Obama's Surprising New Immigration Policy: Illegal Immigrants could stay and apply for work permit!

The White House announced on August 18 2011 that it would review the deportation cases of 300,000 illegal immigrants and might allow many of them to stay in the US and apply for work permit, a decision that angered immigration hard-liners and pleased Hispanic advocacy groups.

Those illegal immigrants who haven't committed crimes and who aren't considered a threat to public safety will have a chance to stay in the U.S. and to later apply for a work permit.

“There are more than 10 million people who are in the U.S. illegally; it’s clear that we can’t deport such a large number. So the Administration has developed a strategy to make sure we use those resources in a way that puts public safety and national security first", Cecilia Munoz, the White House Director of Intergovernmental Affairs, wrote on his blog.


In deciding who to deport, Department of Homeland Security and Justice Department will apply “common sense guidelines,” Munoz writes.
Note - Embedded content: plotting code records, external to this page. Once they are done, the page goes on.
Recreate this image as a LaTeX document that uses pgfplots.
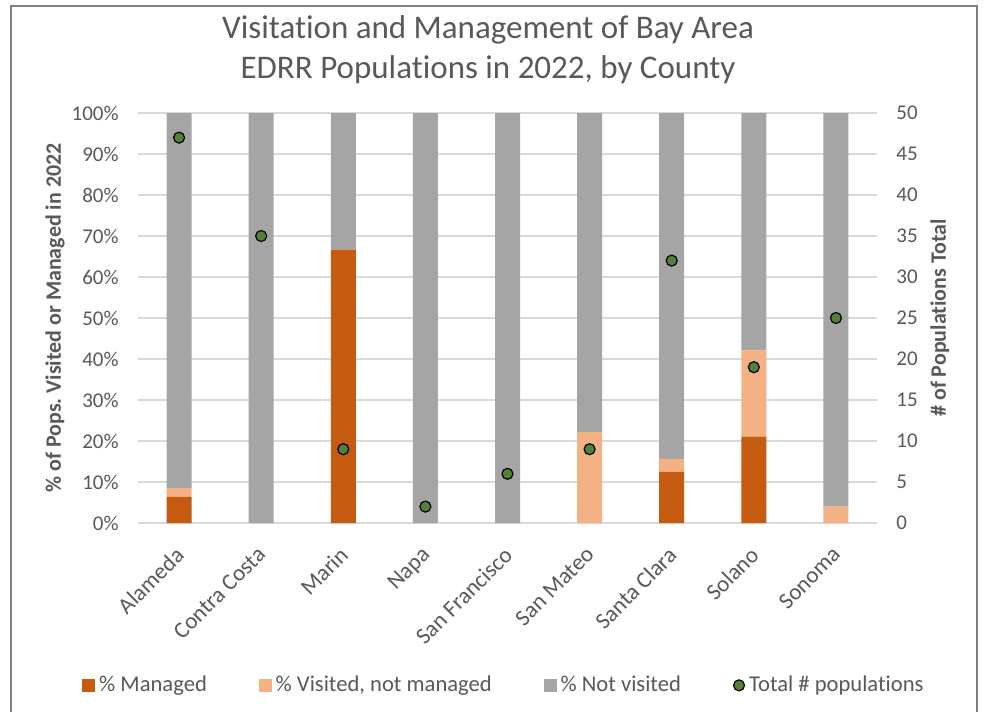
\documentclass[border=0pt]{standalone}
\usepackage{fontspec}
\setmainfont{Carlito}[Ligatures=CommonOff]
\usepackage{pgfplots}
\pgfplotsset{compat=1.18}
\definecolor{managed}{HTML}{C55A11}
\definecolor{visited}{HTML}{F4B183}
\definecolor{notvis}{HTML}{A5A5A5}
\definecolor{dotg}{HTML}{548235}
\definecolor{txt}{HTML}{595959}
\definecolor{gridc}{HTML}{D9D9D9}
\frenchspacing
\begin{document}
\begin{tikzpicture}[x=1pt,y=1pt]
\path (0,0) rectangle (492,355);
\draw[color=black!50, line width=1pt] (5.5,-1) -- (5.5,352) -- (488.5,352) -- (488.5,-1);
\node[text=txt, font=\fontsize{16.5}{20}\selectfont, align=center] at (244,330) {Visitation and Management of Bay Area\\EDRR Populations in 2022, by County};
\begin{axis}[
  at={(69pt,93.5pt)}, anchor=south west,
  scale only axis, width=369.5pt, height=205pt,
  ybar stacked, bar width=12.5pt,
  xmin=-0.5, xmax=8.5, ymin=0, ymax=100,
  xtick={0,...,8},
  xticklabels={Alameda, Contra Costa, Marin, Napa, San Francisco, San Mateo, Santa Clara, Solano, Sonoma},
  xticklabel style={xshift=-2.5pt, yshift=-11pt, rotate=45, anchor=north east, inner sep=0pt, font=\fontsize{11.5}{13}\selectfont, text=txt},
  ytick={0,10,...,100},
  yticklabel={\pgfmathprintnumber{\tick}\%},
  yticklabel style={anchor=east, inner sep=0pt, xshift=-9.5pt, font=\fontsize{10.5}{12}\selectfont, text=txt},
  /pgf/number format/assume math mode=true,
  ymajorgrids, grid style={gridc, line width=0.8pt},
  axis line style={draw=none},
  major tick length=0pt,
  ylabel={\% of Pops. Visited or Managed in 2022},
  ylabel style={at={(axis description cs:-0.1123,0.5)}, anchor=center, font=\bfseries\fontsize{11}{13}\selectfont, text=txt},
]
\addplot[fill=managed, draw=none] coordinates {(0,6.38) (1,0) (2,66.67) (3,0) (4,0) (5,0) (6,12.5) (7,21.05) (8,0)};
\addplot[fill=visited, draw=none] coordinates {(0,2.13) (1,0) (2,0) (3,0) (4,0) (5,22.22) (6,3.13) (7,21.05) (8,4)};
\addplot[fill=notvis, draw=none] coordinates {(0,91.49) (1,100) (2,33.33) (3,100) (4,100) (5,77.78) (6,84.37) (7,57.90) (8,96)};
\end{axis}
\begin{axis}[
  at={(69pt,93.5pt)}, anchor=south west,
  scale only axis, width=369.5pt, height=205pt,
  xmin=-0.5, xmax=8.5, ymin=0, ymax=50,
  axis y line*=right, axis x line=none,
  ytick={0,5,...,50},
  yticklabel style={anchor=west, inner sep=0pt, xshift=9.5pt, font=\fontsize{10.5}{12}\selectfont, text=txt},
  /pgf/number format/assume math mode=true,
  axis line style={draw=none},
  major tick length=0pt,
  ylabel={\# of Populations Total},
  ylabel style={at={(axis description cs:1.0852,0.5)}, anchor=center, rotate=0, font=\bfseries\fontsize{11}{13}\selectfont, text=txt},
  legend columns=4,
  legend style={at={(axis description cs:0.4966,-0.396)}, anchor=center, draw=none, fill=none, font=\fontsize{11.3}{13}\selectfont, text=txt, /tikz/every even column/.append style={column sep=24pt}},
  legend cell align=left,
]
\addlegendimage{legend image code/.code={\fill[managed] (0pt,-3pt) rectangle (6pt,3pt);}}
\addlegendentry{\% Managed}
\addlegendimage{legend image code/.code={\fill[visited] (0pt,-3pt) rectangle (6pt,3pt);}}
\addlegendentry{\% Visited, not managed}
\addlegendimage{legend image code/.code={\fill[notvis] (0pt,-3pt) rectangle (6pt,3pt);}}
\addlegendentry{\% Not visited}
\addplot[only marks, mark=*, mark size=2.75pt, mark options={fill=dotg, draw=black, line width=0.6pt},
  legend image code/.code={\draw[fill=dotg, draw=black, line width=0.6pt] (3pt,0pt) circle (2.75pt);}]
  coordinates {(0,47) (1,35) (2,9) (3,2) (4,6) (5,9) (6,32) (7,19) (8,25)};
\addlegendentry{Total \# populations}
\end{axis}
\end{tikzpicture}
\end{document}
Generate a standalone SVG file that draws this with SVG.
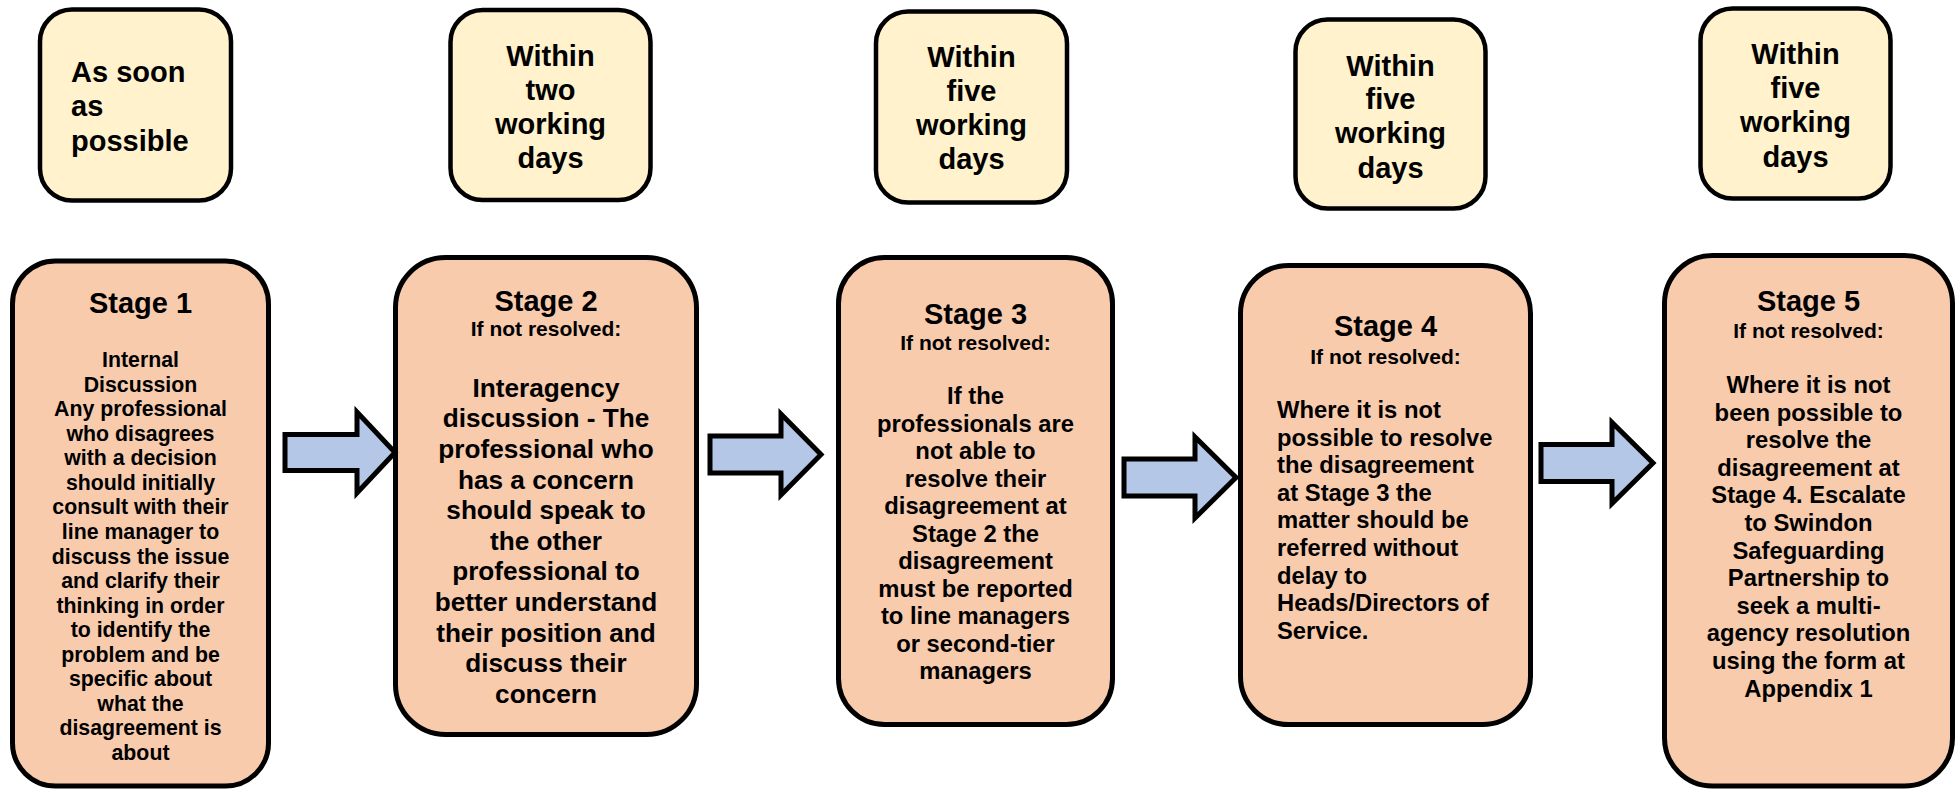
<svg xmlns="http://www.w3.org/2000/svg" width="1955" height="791" viewBox="0 0 1955 791">
<style>
.time{fill:#FFF2CC;stroke:#000;stroke-width:4.5}
.stage{fill:#F8CBAD;stroke:#000;stroke-width:5}
.arrow{fill:#B4C7E7;stroke:#000;stroke-width:5;stroke-linejoin:miter}
text{font-family:"Liberation Sans",Arial,sans-serif;font-weight:bold;fill:#000}
.t{font-size:29px;text-anchor:middle}
.tl{font-size:29px}
.h{font-size:29px;text-anchor:middle}
.s{font-size:21px;text-anchor:middle}
.b1{font-size:21.3px;text-anchor:middle}
.b2{font-size:26.2px;text-anchor:middle}
.b{font-size:23.8px;text-anchor:middle}
.bl{font-size:23.8px}
</style>
<rect width="1955" height="791" fill="#fff"/>
<g id="time1">
<rect class="time" x="40" y="9.5" width="191" height="191" rx="32"/>
<text class="tl"><tspan x="71" y="82">As soon</tspan><tspan x="71" y="116">as</tspan><tspan x="71" y="150.5">possible</tspan></text>
</g>
<g id="time2">
<rect class="time" x="450.5" y="10" width="200" height="190" rx="32"/>
<text class="t"><tspan x="550.5" y="65.5">Within</tspan><tspan x="550.5" y="99.7">two</tspan><tspan x="550.5" y="133.9">working</tspan><tspan x="550.5" y="168.1">days</tspan></text>
</g>
<g id="time3">
<rect class="time" x="876" y="11.5" width="191" height="191" rx="32"/>
<text class="t"><tspan x="971.5" y="66.5">Within</tspan><tspan x="971.5" y="100.7">five</tspan><tspan x="971.5" y="134.9">working</tspan><tspan x="971.5" y="169.1">days</tspan></text>
</g>
<g id="time4">
<rect class="time" x="1295.5" y="19.5" width="190" height="189" rx="32"/>
<text class="t"><tspan x="1390.5" y="75.5">Within</tspan><tspan x="1390.5" y="109.2">five</tspan><tspan x="1390.5" y="143.4">working</tspan><tspan x="1390.5" y="177.6">days</tspan></text>
</g>
<g id="time5">
<rect class="time" x="1700.5" y="8.5" width="190" height="190" rx="32"/>
<text class="t"><tspan x="1795.5" y="64">Within</tspan><tspan x="1795.5" y="98.2">five</tspan><tspan x="1795.5" y="132.4">working</tspan><tspan x="1795.5" y="166.6">days</tspan></text>
</g>
<g id="stage1">
<rect class="stage" x="12.5" y="261" width="256" height="525" rx="43"/>
<text class="h" x="140.5" y="313">Stage 1</text>
<text class="b1"><tspan x="140.5" y="367">Internal</tspan><tspan x="140.5" y="391.6">Discussion</tspan><tspan x="140.5" y="416.1">Any professional</tspan><tspan x="140.5" y="440.7">who disagrees</tspan><tspan x="140.5" y="465.2">with a decision</tspan><tspan x="140.5" y="489.8">should initially</tspan><tspan x="140.5" y="514.4">consult with their</tspan><tspan x="140.5" y="538.9">line manager to</tspan><tspan x="140.5" y="563.5">discuss the issue</tspan><tspan x="140.5" y="588">and clarify their</tspan><tspan x="140.5" y="612.6">thinking in order</tspan><tspan x="140.5" y="637.2">to identify the</tspan><tspan x="140.5" y="661.7">problem and be</tspan><tspan x="140.5" y="686.3">specific about</tspan><tspan x="140.5" y="710.8">what the</tspan><tspan x="140.5" y="735.4">disagreement is</tspan><tspan x="140.5" y="760">about</tspan></text>
</g>
<g id="stage2">
<rect class="stage" x="395.5" y="257.5" width="301" height="477" rx="50"/>
<text class="h" x="546" y="310.6">Stage 2</text>
<text class="s" x="546" y="336">If not resolved:</text>
<text class="b2"><tspan x="546" y="396.5">Interagency</tspan><tspan x="546" y="427.2">discussion - The</tspan><tspan x="546" y="457.8">professional who</tspan><tspan x="546" y="488.5">has a concern</tspan><tspan x="546" y="519.1">should speak to</tspan><tspan x="546" y="549.8">the other</tspan><tspan x="546" y="580.4">professional to</tspan><tspan x="546" y="611.1">better understand</tspan><tspan x="546" y="641.7">their position and</tspan><tspan x="546" y="672.4">discuss their</tspan><tspan x="546" y="703">concern</tspan></text>
</g>
<g id="stage3">
<rect class="stage" x="838.5" y="257.5" width="274" height="467" rx="46"/>
<text class="h" x="975.5" y="324">Stage 3</text>
<text class="s" x="975.5" y="350">If not resolved:</text>
<text class="b"><tspan x="975.5" y="404">If the</tspan><tspan x="975.5" y="431.5">professionals are</tspan><tspan x="975.5" y="459">not able to</tspan><tspan x="975.5" y="486.5">resolve their</tspan><tspan x="975.5" y="514">disagreement at</tspan><tspan x="975.5" y="541.5">Stage 2 the</tspan><tspan x="975.5" y="569">disagreement</tspan><tspan x="975.5" y="596.5">must be reported</tspan><tspan x="975.5" y="624">to line managers</tspan><tspan x="975.5" y="651.5">or second-tier</tspan><tspan x="975.5" y="679">managers</tspan></text>
</g>
<g id="stage4">
<rect class="stage" x="1240.5" y="265.5" width="290" height="459" rx="48"/>
<text class="h" x="1385.5" y="336">Stage 4</text>
<text class="s" x="1385.5" y="363.6">If not resolved:</text>
<text class="bl"><tspan x="1277" y="418">Where it is not</tspan><tspan x="1277" y="445.6">possible to resolve</tspan><tspan x="1277" y="473.2">the disagreement</tspan><tspan x="1277" y="500.8">at Stage 3 the</tspan><tspan x="1277" y="528.4">matter should be</tspan><tspan x="1277" y="556">referred without</tspan><tspan x="1277" y="583.6">delay to</tspan><tspan x="1277" y="611.2">Heads/Directors of</tspan><tspan x="1277" y="638.8">Service.</tspan></text>
</g>
<g id="stage5">
<rect class="stage" x="1664.5" y="255.5" width="288" height="530.5" rx="48"/>
<text class="h" x="1808.5" y="310.6">Stage 5</text>
<text class="s" x="1808.5" y="337.5">If not resolved:</text>
<text class="b"><tspan x="1808.5" y="393">Where it is not</tspan><tspan x="1808.5" y="420.6">been possible to</tspan><tspan x="1808.5" y="448.2">resolve the</tspan><tspan x="1808.5" y="475.8">disagreement at</tspan><tspan x="1808.5" y="503.4">Stage 4. Escalate</tspan><tspan x="1808.5" y="531">to Swindon</tspan><tspan x="1808.5" y="558.6">Safeguarding</tspan><tspan x="1808.5" y="586.2">Partnership to</tspan><tspan x="1808.5" y="613.8">seek a multi-</tspan><tspan x="1808.5" y="641.4">agency resolution</tspan><tspan x="1808.5" y="669">using the form at</tspan><tspan x="1808.5" y="696.6">Appendix 1</tspan></text>
</g>
<g id="connectors">
<polygon class="arrow" points="285,434.5 357,434.5 357,412 395,452.5 357,493 357,470.5 285,470.5"/>
<polygon class="arrow" points="710,436 781,436 781,414 821,454.5 781,495 781,473 710,473"/>
<polygon class="arrow" points="1124,459 1195,459 1195,437 1236,477.5 1195,518 1195,496 1124,496"/>
<polygon class="arrow" points="1541,444.5 1612,444.5 1612,422.5 1653,463 1612,503.5 1612,481.5 1541,481.5"/>
</g>
</svg>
She links to a June 17, 2011 memo written by John Morton, director of U.S. Custom and Immigration Enforcement, which spells out the sort guidelines that will be used.
In deciding whether to prosecute an individual, Morton writes, immigration officials should consider such factors as:


•    the person’s length of presence in the United States;
•    the circumstances of the person’s arrival in the United States, particularly if the alien came to the United States as a young child;
•    the person’s pursuit of education in the United States, with particular consideration given to those who have graduated from a U.S. high school or have successfully pursued or are pursuing a college or advanced degrees at a legitimate institution;
•    whether the person, or the person’s immediate relative, has served in the U.S. military, reserves, or national guard;
•    the person’s criminal history, including arrests, prior convictions, or outstanding arrest warrants;
•    the person’s ties and contributions to the community, including family relationships;
•    the person’s age, with particular consideration given to minors and the elderly;
•    whether the person has a U.S. citizen or permanent resident spouse, child, or parent;
•    whether the person is the primary caretaker of a person with a mental or physical disability, minor, or seriously ill relative;
•    whether the person or the person’s spouse is pregnant or nursing.



Morton cautions that the list of factors he provides is not exhaustive and that no one factor is determinative of whether a person will stay or go.
A senior administration official told WSJ that the new immigration policy is designed to make better use of limited immigration-enforcement resources and to help ease overburdened immigration courts. But a natural question that arises is whether immigration authorities, with their limited resources, will have the bandwidth to make the sort of case-by-case deportation determinations called for by the new policy.